Teachers provide clear explanations and examples when teaching new ideas and concepts.
They ensure that pupils have sufficient time to practise and apply their learning. This helps pupils to build their confidence, speed and fluency. It also ensures that pupils remember the key information they have learned.
Leaders launched a new approach to teaching phonics from January 2022. They have ensured that adults know how to teach this new approach well. Pupils regularly practise reading books that are well matched to their abilities.
This boosts pupils' confidence. Some pupils are behind where leaders expect them to be in learning to read. This is partly because of the disruption to learning caused by the pandemic.
Leaders ensure that these pupils, including some in key stage 2, benefit from extra phonics sessions and additional support. Consequently, all pupils are becoming better readers over time.
Pupils with special educational needs and/or disabilities (SEND) are expected and supported to access the full curriculum.
Staff make appropriate adaptions and provide additional resources to support learning for these pupils. As a consequence, pupils with SEND are confident and make good progress through the curriculum. Most parents and carers of pupils with SEND are positive about the support their child receives.
Pupils have positive attitudes to learning. They listen carefully to teachers and focus on their work in lessons. However, some pupils do not attend school regularly enough.
Leaders proved successful in improving the rate of attendance after the previous inspection, but some of this success has been set back by the disruption of the pandemic.
Pupils learn about healthy relationships and friendships. They understand the importance of respect for and tolerance of others.
The school's values of 'Ready–Respectful–Safe' are promoted well. Pupils have opportunities to display these values when working individually, and in classes and as house teams.
The arrangements for safeguarding are effective.
Leaders make safeguarding everyone's priority. All staff receive regular and ongoing safeguarding training and know what to do if they have concerns about a pupil. Leaders take swift and appropriate action to protect any pupils who need help.
They work well with families and involve external agencies when necessary.
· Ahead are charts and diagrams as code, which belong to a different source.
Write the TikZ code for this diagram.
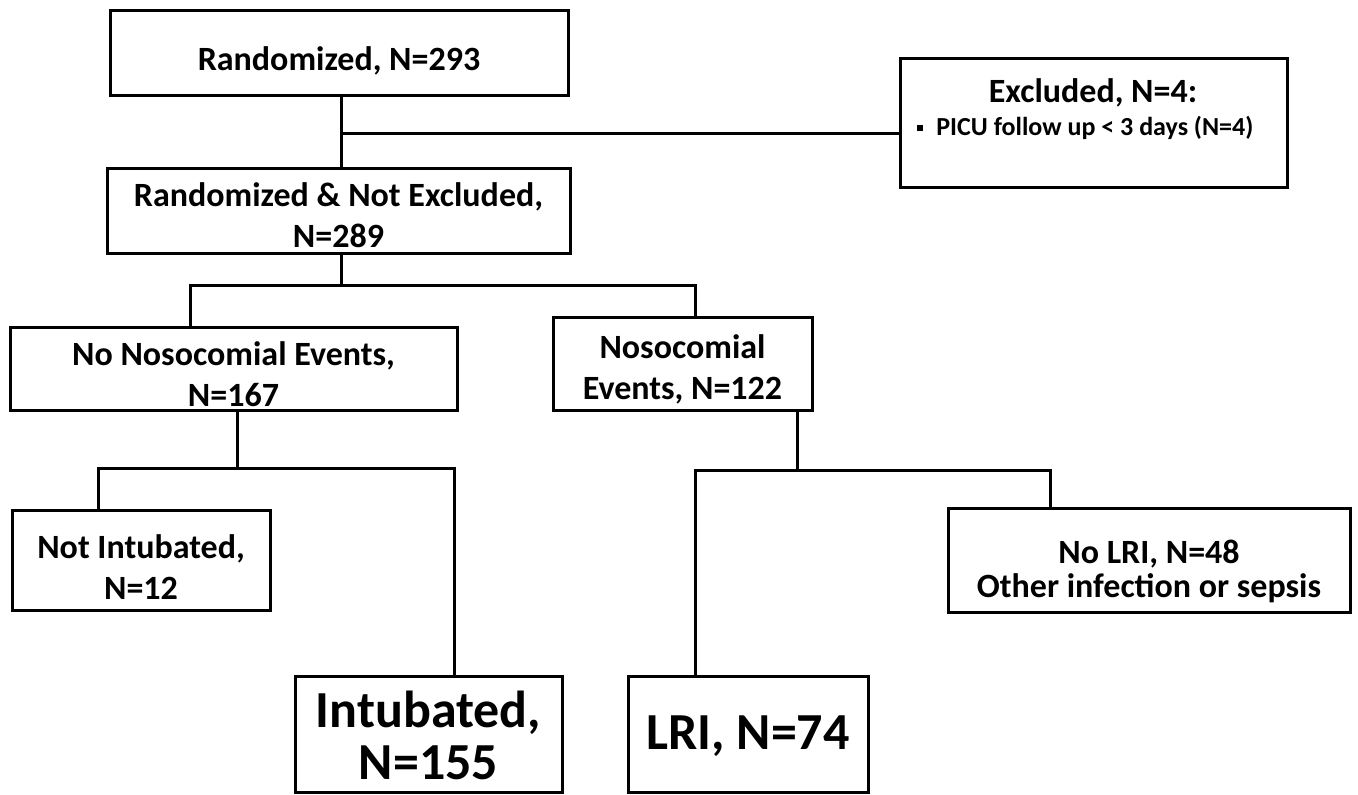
\documentclass[tikz,border=0pt]{standalone}
\usepackage{fontspec}
\setmainfont{Carlito}
\begin{document}
\begin{tikzpicture}[x=0.5pt, y=-0.5pt,
    caixa/.style={draw, line width=1.5pt, inner sep=0pt},
    rotulo/.style={inner sep=0pt, align=center, font=\fontsize{17}{20.5}\selectfont\bfseries},
    grande/.style={rotulo, font=\fontsize{26}{26}\selectfont\bfseries},
    liga/.style={line width=1.5pt}]
% Moldura
\useasboundingbox (0,0) rectangle (1358,794);

% Caixas
\node[caixa, minimum width=229pt, minimum height=42.5pt] (rand) at (339,52.5) {};
\node[caixa, minimum width=193.5pt, minimum height=64.5pt] (excl) at (1093.5,122.5) {};
\node[caixa, minimum width=231.5pt, minimum height=42.5pt] (nexc) at (338.5,210.5) {};
\node[caixa, minimum width=223.5pt, minimum height=41.5pt] (nonos) at (233.5,368.5) {};
\node[caixa, minimum width=129.5pt, minimum height=46.5pt] (nos) at (682.5,363.5) {};
\node[caixa, minimum width=129pt, minimum height=50pt] (notint) at (141,560) {};
\node[caixa, minimum width=133.5pt, minimum height=58pt] (intub) at (428.5,734) {};
\node[caixa, minimum width=120pt, minimum height=58pt] (lri) at (748,734) {};
\node[caixa, minimum width=201pt, minimum height=52pt] (nolri) at (1149,560) {};

% Textos
\node[rotulo] (randt) at (339,60.5) {Randomized, N=293};
\node[rotulo] (exclt) at (1093,93) {Excluded, N=4:};
\node[rotulo, font=\fontsize{13}{15}\selectfont\bfseries, anchor=west] (exclb) at (917,128)
    {\rule[0.35ex]{3pt}{3pt}\hspace{6.5pt}PICU follow up < 3 days (N=4)};
\node[rotulo] (nexct) at (338.5,215.5) {Randomized \& Not Excluded,\\N=289};
\node[rotulo] (nonost) at (233.5,374.5) {No Nosocomial Events,\\N=167};
\node[rotulo] (nost) at (682.5,369.5) {Nosocomial\\Events, N=122};
\node[rotulo] (notintt) at (141,567) {Not Intubated,\\N=12};
\node[grande] (intubt) at (428.5,735) {Intubated,\\N=155};
\node[grande] (lrit) at (748,736) {LRI, N=74};
\node[rotulo, font=\fontsize{17}{17}\selectfont\bfseries] (nolrit) at (1149,571) {No LRI, N=48\\Other infection or sepsis};

% Pontos de ramificacao
\coordinate (j1) at (341,133);
\coordinate (j2) at (341,285);
\coordinate (b2l) at (190,285);
\coordinate (b2r) at (695,285);
\coordinate (j3) at (237,468);
\coordinate (b3l) at (98,468);
\coordinate (b3r) at (454,468);
\coordinate (j4) at (797,470);
\coordinate (b4l) at (695,470);
\coordinate (b4r) at (1050,470);

% Ligacoes
\draw[liga] (rand.south -| j1) -- (nexc.north -| j1);
\draw[liga] (j1) -- (j1 -| excl.west);
\draw[liga] (nexc.south -| j2) -- (j2);
\draw[liga] (j3 |- nonos.south) -- (j3);
\draw[liga] (j4 |- nos.south) -- (j4);
\foreach \l/\r/\a/\b in {b2l/b2r/nonos/nos, b3l/b3r/notint/intub, b4l/b4r/lri/nolri} {
    \draw[liga] (\l |- \a.north) -- (\l) -- (\r) -- (\r |- \b.north);
}
\end{tikzpicture}
\end{document}
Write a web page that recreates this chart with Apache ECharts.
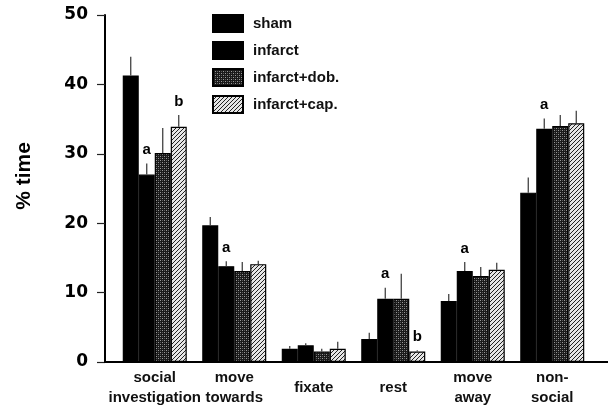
<!DOCTYPE html>
<html>
<head>
<meta charset="utf-8">
<script src="https://cdn.jsdelivr.net/npm/echarts@6/dist/echarts.min.js"></script>
<style>html,body{margin:0;padding:0;background:#fff;}#c{width:610px;height:411px;}</style>
</head>
<body>
<div id="c"></div>
<script>
const categories = ['social\ninvestigation', 'move\ntowards', 'fixate', 'rest', 'move\naway', 'non-\nsocial'];
const seriesNames = ['sham', 'infarct', 'infarct+dob.', 'infarct+cap.'];
const sham = [41.3, 19.7, 1.9, 3.3, 8.8, 24.4];
const shamErr = [2.7, 1.2, 0.4, 0.9, 1.0, 2.2];
const infarct = [27.0, 13.8, 2.4, 9.1, 13.1, 33.6];
const infarctErr = [1.6, 0.7, 0.3, 1.6, 1.3, 1.5];
const dob = [30.1, 13.1, 1.5, 9.1, 12.4, 34.0];
const dobErr = [3.6, 1.3, 0.4, 3.6, 1.3, 1.6];
const cap = [33.9, 14.1, 1.9, 1.5, 13.3, 34.4];
const capErr = [1.7, 0.5, 1.0, 0.2, 1.0, 1.8];
const shamSig = ['', '', '', '', '', ''];
const infarctSig = ['a', 'a', '', 'a', 'a', 'a'];
const dobSig = ['', '', '', '', '', ''];
const capSig = ['b', '', '', 'b', '', ''];
const yTicks = [0, 10, 20, 30, 40, 50];

function makeStipple() {
  const c = document.createElement('canvas');
  c.width = 4; c.height = 4;
  const g = c.getContext('2d');
  g.fillStyle = '#1a1a1a';
  g.fillRect(0, 0, 4, 4);
  g.fillStyle = '#9a9a9a';
  g.fillRect(0, 0, 1, 1);
  g.fillRect(2, 2, 1, 1);
  g.fillStyle = '#5a5a5a';
  g.fillRect(2, 0, 1, 1);
  g.fillRect(0, 2, 1, 1);
  return c;
}
function makeHatch() {
  const n = 4;
  const c = document.createElement('canvas');
  c.width = n; c.height = n;
  const g = c.getContext('2d');
  g.fillStyle = '#e6e6e6';
  g.fillRect(0, 0, n, n);
  g.fillStyle = '#222';
  for (let i = 0; i < n; i++) {
    g.fillRect(n - 1 - i, i, 1, 1);
  }
  return c;
}

const fills = [
  '#000',
  '#000',
  { image: makeStipple(), repeat: 'repeat' },
  { image: makeHatch(), repeat: 'repeat' }
];
const values = [sham, infarct, dob, cap];
const errs = [shamErr, infarctErr, dobErr, capErr];
const sigs = [shamSig, infarctSig, dobSig, capSig];
const BAR_W = 16;
const FONT = '"Liberation Sans", Arial, sans-serif';

const chart = echarts.init(document.getElementById('c'), null, { renderer: 'canvas' });

const series = [];
values.forEach((vals, s) => {
  series.push({
    name: seriesNames[s],
    type: 'bar',
    data: vals,
    barWidth: BAR_W,
    barGap: '0%',
    itemStyle: { color: fills[s], borderColor: '#000', borderWidth: 1.2 },
    emphasis: { disabled: true },
    z: 2
  });
});
values.forEach((vals, s) => {
  series.push({
    type: 'custom',
    data: vals.map((v, i) => [i, v, errs[s][i], i]),
    z: 4,
    silent: true,
    renderItem: function (params, api) {
      const idx = api.value(0);
      const v = api.value(1);
      const e = api.value(2);
      const p0 = api.coord([idx, v]);
      const p1 = api.coord([idx, v + e]);
      const x = p0[0] + (s - 1.5) * BAR_W;
      const children = [{
        type: 'line',
        shape: { x1: x, y1: p0[1], x2: x, y2: p1[1] },
        style: { stroke: '#333', lineWidth: 1.2 }
      }];
      const lab = sigs[s][params.dataIndex];
      if (lab) {
        children.push({
          type: 'text',
          style: {
            x: x, y: p1[1] - 6, text: lab,
            align: 'center', verticalAlign: 'bottom',
            font: 'bold 15px ' + FONT, fill: '#000'
          }
        });
      }
      return { type: 'group', children: children };
    }
  });
});

chart.setOption({
  animation: false,
  backgroundColor: '#fff',
  grid: { left: 115, right: 18, top: 15, bottom: 49, containLabel: false },
  legend: {
    data: seriesNames,
    orient: 'vertical',
    left: 212,
    top: 14,
    padding: 0,
    itemWidth: 30,
    itemHeight: 17,
    itemGap: 8,
    selectedMode: false,
    icon: 'rect',
    textStyle: { fontFamily: FONT, fontWeight: 'bold', fontSize: 15, color: '#111', padding: [0, 0, 0, 5] }
  },
  xAxis: {
    type: 'category',
    data: categories,
    axisLine: { show: false },
    axisTick: { show: false },
    axisLabel: {
      interval: 0,
      fontFamily: FONT,
      fontWeight: 'bold',
      fontSize: 15,
      lineHeight: 20,
      color: '#111',
      verticalAlign: 'middle',
      margin: 26
    },
    splitLine: { show: false }
  },
  yAxis: {
    type: 'value',
    min: yTicks[0],
    max: yTicks[yTicks.length - 1],
    interval: 10,
    offset: 10,
    name: '% time',
    nameLocation: 'middle',
    nameGap: 70,
    nameRotate: 90,
    nameTextStyle: { fontFamily: FONT, fontWeight: 'bold', fontSize: 21, color: '#000', padding: [0, 0, 0, 25] },
    axisLine: { show: true, lineStyle: { color: '#000', width: 2 } },
    axisTick: { show: true, inside: false, length: 8, lineStyle: { color: '#222', width: 1.2 } },
    axisLabel: { fontFamily: 'DejaVu Sans', fontWeight: 'bold', fontSize: 17, color: '#000', margin: 17 },
    splitLine: { show: false }
  },
  series: series
});

const y0 = chart.convertToPixel({ yAxisIndex: 0 }, 0);
chart.setOption({
  graphic: [{
    type: 'line',
    z: 10,
    shape: { x1: 104, y1: y0, x2: 608, y2: y0 },
    style: { stroke: '#000', lineWidth: 2 }
  }]
});
</script>
</body>
</html>
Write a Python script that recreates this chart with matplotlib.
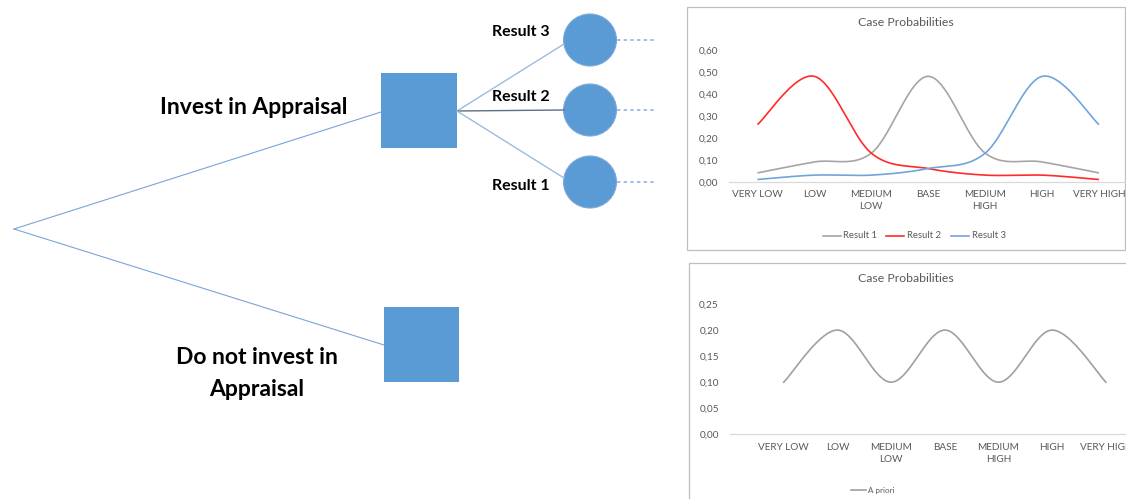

Pupils learn how to keep themselves safe. Leaders arrange lessons, assemblies and workshops to raise pupils' awareness of potential risks.
For example, police community support officers hold workshops with each year group. Pupils learn about potential risks when using the internet as part of these sessions.
What does the school need to do to improve?
(Information for the school and appropriate authority)
• In a small number of subjects, the exact knowledge that pupils are expected to learn is not yet set out clearly enough.
This makes it hard for teachers to check what pupils know and remember. Leaders should continue their work to develop the curriculum intent in all subjects. For this reason, the transitional arrangements have been applied.
• Staff have not yet benefited from training to develop their subject knowledge in all areas of the curriculum that they teach. This means that teaching in a small number of subjects is not as expert as it might be. Leaders should ensure that staff know how to teach all subjects well.
• Leaders' work to reduce pupil absence has been hindered by the pandemic. Some pupils do not attend school regularly enough. Leaders should ensure that all pupils attend school regularly.